So where does the submission thing come in?

Before we hit the S-word that can have so many hackles raised, let’s have a look at two things that sit on the other side of it.

Responsibility

And

Authority

Responsibility comes first. You can have equals work on a project and one of them will be responsible for the success or failure of the project. After the fall, Adam is held responsible for the sin of mankind, not because he was the first to commit the error, but because he is responsible for Eve.

If you want a more modern example, my manager is responsible for me and my co-workers. It means that she is obligated to look out for the workers under her, and if something goes wrong, it lands on her first.

Because you have this relationship of person A is responsible for person B, it means that there is going to be some degree of authority either awarded or given to person A in order to make the work achieved by both harmonious.

So when Paul talks about the authority that comes with teaching in 1 Timothy 2, he’s also talking about who’s marked as responsible for those being taught. When he calls for women to submit, and to not hold teaching authority over men,  it’s because the men have been marked as responsible for them, and therefore have to be given authority over them in order to effectively be responsible.

Despite the fact that I’ve been working in my specialised field for longer than my manager, she has authority over me, because she is responsible for me. She tells me what to do, because it’s on her if things go south.

Responsibility and Authority are the opposite side of the coin to Submission, and to claim authority over someone without the responsibility precluding it is a foolish thing to do.

If you want an example of claiming authority without taking responsibility, look no further than the gospels. In Matthew 23:4 and Luke 11:46, Jesus tears into the Pharisees;

“Woe to you Pharisees! For you crush people with your demands, yet you never lift a finger to ease the burden.”

The Pharisees were responsible for teaching God’s law to the people, and they were so devout in doing so that they’d set additional laws to keep to prevent the breaking of the first laws. But at the same time, they didn’t take responsibility for caring for the Jews, or actually teaching them about who God was.

Godly submission should never be demanded, as though men and women were of different value or standing. Godly submission is given.

What things do submission and authority factor into in a God-seeking marriage?

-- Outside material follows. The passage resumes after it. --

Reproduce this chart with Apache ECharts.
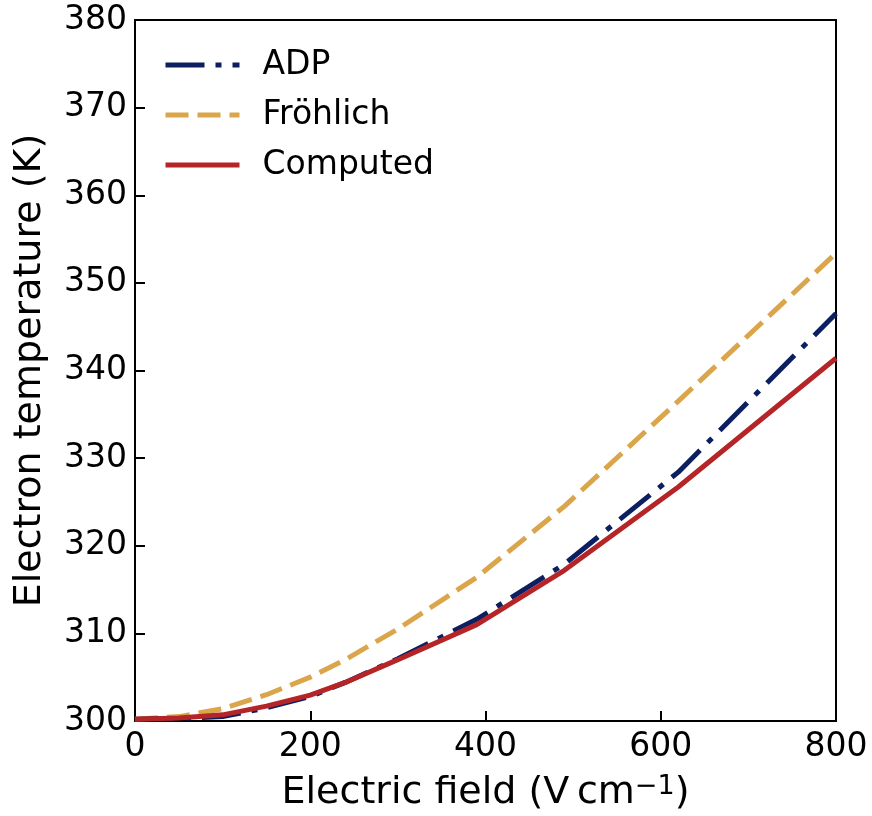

These can be big decisions and small decisions, stuff like
Work - the type of job you take and the amount of hours and effort it will require
Ministry - the type of ministry you or your spouse gets involved in and how much time it is allowed to have
Having kids - how many, when you have them, how you raise them, what you teach them,
The company you keep - the jokes you focus on when you're with them, the nature and content of their jokes, the natural boundaries you have in those relationships
The type of lifestyle you choose/are granted - how much time you spend doing things, how you spend the money you *are* given.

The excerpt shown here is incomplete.